As my bikes are, and the type of riding I do- I really have dropped the issue in my own mind- with good wheels and lightweight components , and the newer chain- they pedal quite nicely for the short distances I need- if I break down and had to pedal- I'm good for many miles- but I wouldn't want to pedal it like that all the time! Around the store parking lots, or crowded pedestrian areas I'm all set- just peddalled through the park beside ther St, John's river here in Jacksonville today- no problem at all and very minimal resistance or noise from the extra chain and sprocket and motor bearing.
http://motorbicycling.com/showthread.php?t=24770
I'm totally motoring now in mostly short bursts in the urban area- I get up to speed and go as far as I need and if there's a stop up ahead- I hit the kill switch a block or more (largely depending on the wind- everything's flat here otherwise} and I coast up to it- arriving at cycling pace- enjoying the quiet roll every bit of the way-
and I'm not grabbing the brakes super hard then and wearing out the pads that much sooner- it's truly combining cycling and motoring- and my fuel just lasts and lasts-
If someone got 100 or 150 a gallon, motoring 26" wheels with beach tires around with the motor on most of the time- I may even be DOUBLING that mileage- and actually pedalling very little to do it- I'm just coasting a lot, on a bike that coasts almost like a roadbike- but a roadbike that's starting at 30 mph!
One thing about the 415 Trike chain- it's STILL the same dimension basically- the pitch and the width- if you think a 415 is sloppy now you may not like it any better. (I've tried the 410 narrower 1/8" chain, and narrow motor drive sprocket, and I thought it would be too finicky to get and stay alligned- I don't want to mess with the chain all the time)
But the TRIKE chain is just as light or lighter than the 410 and still allows for play.
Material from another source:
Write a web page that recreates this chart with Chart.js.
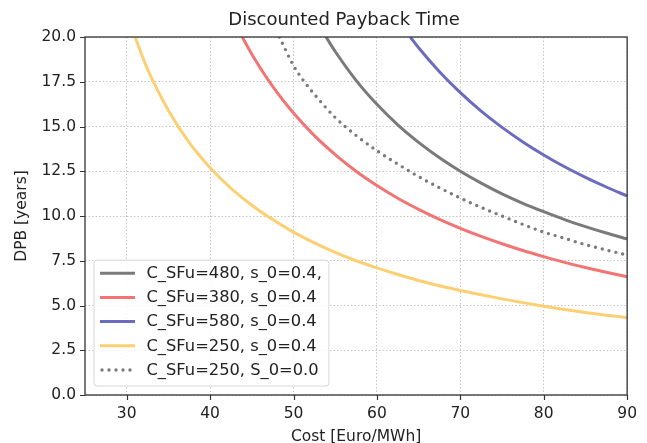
<!DOCTYPE html>
<html><head><meta charset="utf-8">
<style>html,body{margin:0;padding:0;background:#fff;overflow:hidden}#wrap{width:647px;height:443px;position:relative}</style>
</head><body><div id="wrap"><canvas id="c" width="647" height="443"></canvas></div>
<script src="https://cdn.jsdelivr.net/npm/chart.js@4.4.1/dist/chart.umd.min.js"></script>
<script>
// ---- data ----
const chartTitle = 'Discounted Payback Time';
const xTitle = 'Cost [Euro/MWh]';
const yTitle = 'DPB [years]';
const xTicks = [30, 40, 50, 60, 70, 80, 90];
const yTicks = [0, 2.5, 5, 7.5, 10, 12.5, 15, 17.5, 20];
const seriesLabels = ['C_SFu=480, s_0=0.4,', 'C_SFu=380, s_0=0.4', 'C_SFu=580, s_0=0.4', 'C_SFu=250, s_0=0.4', 'C_SFu=250, S_0=0.0'];

const gray480X = [53.9, 55, 57.5, 60, 62.5, 65, 67.5, 70, 72.5, 75, 77.5, 80, 82.5, 85, 87.5, 90];
const gray480Y = [20, 19.19, 17.58, 16.24, 15.09, 14.11, 13.25, 12.5, 11.84, 11.24, 10.71, 10.24, 9.8, 9.41, 9.05, 8.72];

const red380X = [43.85, 45, 47.5, 50, 52.5, 55, 57.5, 60, 62.5, 65, 67.5, 70, 72.5, 75, 77.5, 80, 82.5, 85, 87.5, 90];
const red380Y = [20, 19.04, 17.24, 15.75, 14.49, 13.43, 12.5, 11.7, 10.99, 10.37, 9.81, 9.31, 8.86, 8.45, 8.07, 7.73, 7.41, 7.12, 6.86, 6.61];

const blue580X = [64, 65, 67.5, 70, 72.5, 75, 77.5, 80, 82.5, 85, 87.5, 90];
const blue580Y = [20, 19.4, 18.06, 16.89, 15.86, 14.95, 14.14, 13.41, 12.75, 12.16, 11.62, 11.12];

const yellow250X = [31, 32.5, 35, 37.5, 40, 42.5, 45, 47.5, 50, 52.5, 55, 57.5, 60, 62.5, 65, 67.5, 70, 72.5, 75, 77.5, 80, 82.5, 85, 87.5, 90];
const yellow250Y = [20, 18.2, 15.9, 14.1, 12.7, 11.55, 10.6, 9.8, 9.1, 8.5, 7.97, 7.5, 7.1, 6.73, 6.4, 6.1, 5.84, 5.6, 5.37, 5.16, 4.96, 4.78, 4.61, 4.46, 4.32];

const dotted250X = [48.3, 50, 51.3, 52.5, 55, 57.5, 60, 62.5, 65, 67.5, 70, 72.5, 75, 77.5, 80, 82.5, 85, 87.5, 90];
const dotted250Y = [20, 18.4, 17.5, 16.8, 15.5, 14.5, 13.65, 12.9, 12.2, 11.58, 11.0, 10.48, 10.0, 9.53, 9.1, 8.75, 8.4, 8.1, 7.82];

// ---- build ----
const FONT = 'DejaVu Sans';
const pts = (xs, ys) => xs.map((x, i) => ({x: x, y: ys[i]}));
function ds(label, xs, ys, color, dash) {
  return {
    label: label, data: pts(xs, ys), borderColor: color, backgroundColor: color,
    borderWidth: dash ? 3.4 : 3, pointRadius: 0, fill: false,
    cubicInterpolationMode: 'monotone',
    borderDash: dash || [], borderCapStyle: dash ? 'round' : 'butt'
  };
}

const titlePlugin = {
  id: 'plotTitle',
  afterDraw(chart) {
    const ctx = chart.ctx, ca = chart.chartArea;
    ctx.save();
    ctx.font = '18px "' + FONT + '"';
    ctx.fillStyle = '#222';
    ctx.textAlign = 'center';
    ctx.textBaseline = 'middle';
    ctx.fillText(chartTitle, (ca.left + ca.right) / 2 - 12, 20);
    ctx.restore();
  }
};

const legendPlugin = {
  id: 'insideLegend',
  afterDatasetsDraw(chart) {
    const ctx = chart.ctx, ca = chart.chartArea;
    const sets = chart.data.datasets;
    ctx.save();
    ctx.font = '16.3px "' + FONT + '"';
    let tw = 0;
    sets.forEach(d => { tw = Math.max(tw, ctx.measureText(d.label).width); });
    const padL = 6, lineW = 35, gap = 11.5, padR = 7, rowH = 24.2, padT = 13, padB = 16;
    const w = padL + lineW + gap + tw + padR;
    const h = padT + rowH * (sets.length - 1) + padB;
    const x0 = ca.left + 9, y0 = ca.bottom - 9 - h;
    ctx.beginPath();
    if (ctx.roundRect) ctx.roundRect(x0, y0, w, h, 3); else ctx.rect(x0, y0, w, h);
    ctx.fillStyle = 'rgba(255,255,255,0.85)';
    ctx.fill();
    ctx.lineWidth = 1;
    ctx.strokeStyle = '#d6d6d6';
    ctx.stroke();
    sets.forEach((d, i) => {
      const cy = y0 + padT + i * rowH;
      ctx.beginPath();
      ctx.setLineDash(d.borderDash || []);
      ctx.lineCap = d.borderCapStyle;
      ctx.strokeStyle = d.borderColor;
      ctx.lineWidth = d.borderWidth;
      ctx.moveTo(x0 + padL + (d.borderDash.length ? 2 : 0), cy);
      ctx.lineTo(x0 + padL + lineW, cy);
      ctx.stroke();
      ctx.setLineDash([]);
      ctx.fillStyle = '#222';
      ctx.textBaseline = 'middle';
      ctx.textAlign = 'left';
      ctx.fillText(d.label, x0 + padL + lineW + gap, cy + 0.5);
    });
    ctx.restore();
  }
};

const framePlugin = {
  id: 'frame',
  afterDraw(chart) {
    const ctx = chart.ctx, ca = chart.chartArea;
    const xs = chart.scales.x, ys = chart.scales.y;
    ctx.save();
    ctx.strokeStyle = '#333';
    ctx.lineWidth = 1.3;
    ctx.strokeRect(ca.left, ca.top, ca.right - ca.left, ca.bottom - ca.top);
    ctx.beginPath();
    xTicks.forEach(v => { const p = Math.round(xs.getPixelForValue(v)) + 0.5; ctx.moveTo(p, ca.bottom); ctx.lineTo(p, ca.bottom + 5); });
    yTicks.forEach(v => { const p = Math.round(ys.getPixelForValue(v)) + 0.5; ctx.moveTo(ca.left, p); ctx.lineTo(ca.left - 5, p); });
    ctx.lineWidth = 1.2;
    ctx.stroke();
    ctx.restore();
  }
};

new Chart(document.getElementById('c'), {
  type: 'line',
  data: {
    datasets: [
      ds(seriesLabels[0], gray480X, gray480Y, '#7a7a7a'),
      ds(seriesLabels[1], red380X, red380Y, '#f27474'),
      ds(seriesLabels[2], blue580X, blue580Y, '#6c6cbf'),
      ds(seriesLabels[3], yellow250X, yellow250Y, '#fdcf73'),
      ds(seriesLabels[4], dotted250X, dotted250Y, '#7a7a7a', [0, 7])
    ]
  },
  options: {
    responsive: false, animation: false, devicePixelRatio: 1,
    layout: {padding: {left: 0, right: 10, top: 37, bottom: 0}},
    plugins: {
      legend: {display: false}, tooltip: {enabled: false}, title: {display: false}
    },
    scales: {
      x: {
        type: 'linear', min: 25, max: 90,
        afterBuildTicks: s => { s.ticks = xTicks.map(v => ({value: v})); },
        afterFit: s => { s.height = 48; },
        grid: {color: '#c4c4c4', lineWidth: 1, drawTicks: false},
        border: {display: false, dash: [1.5, 2]},
        ticks: {color: '#222', font: {family: FONT, size: 15.5}, padding: 10, maxRotation: 0, callback: v => String(v)},
        title: {display: true, text: xTitle, color: '#222', font: {family: FONT, size: 15.5}, padding: {top: 0, bottom: -3}}
      },
      y: {
        type: 'linear', min: 0, max: 20,
        afterBuildTicks: s => { s.ticks = yTicks.map(v => ({value: v})); },
        afterFit: s => { s.width = 85; },
        grid: {color: '#c4c4c4', lineWidth: 1, drawTicks: false},
        border: {display: false, dash: [1.5, 2]},
        ticks: {color: '#222', font: {family: FONT, size: 15.5}, padding: 9, callback: v => Number(v).toFixed(1)},
        title: {display: true, text: yTitle, color: '#222', font: {family: FONT, size: 15.5}, padding: {top: 13}}
      }
    }
  },
  plugins: [legendPlugin, framePlugin, titlePlugin]
});
</script>
</body></html>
The plates are smaller verticly- so if you're a hard motoring guy with a heavy body or bike and you've had any trouble breaking chains from anything but misallignment the Trike chain may not be for you.
http://motorbicycling.com/showthread.php?t=41032
But as an ex-road cyclist for 14 years, who wants to maximize both pedal and roll- I've used two of them now for almost two years withourt a problem- and they really roll smoother.
Has anyone here mentioned greasing the sprockets inside the cover?- that helps roll too and QUIET.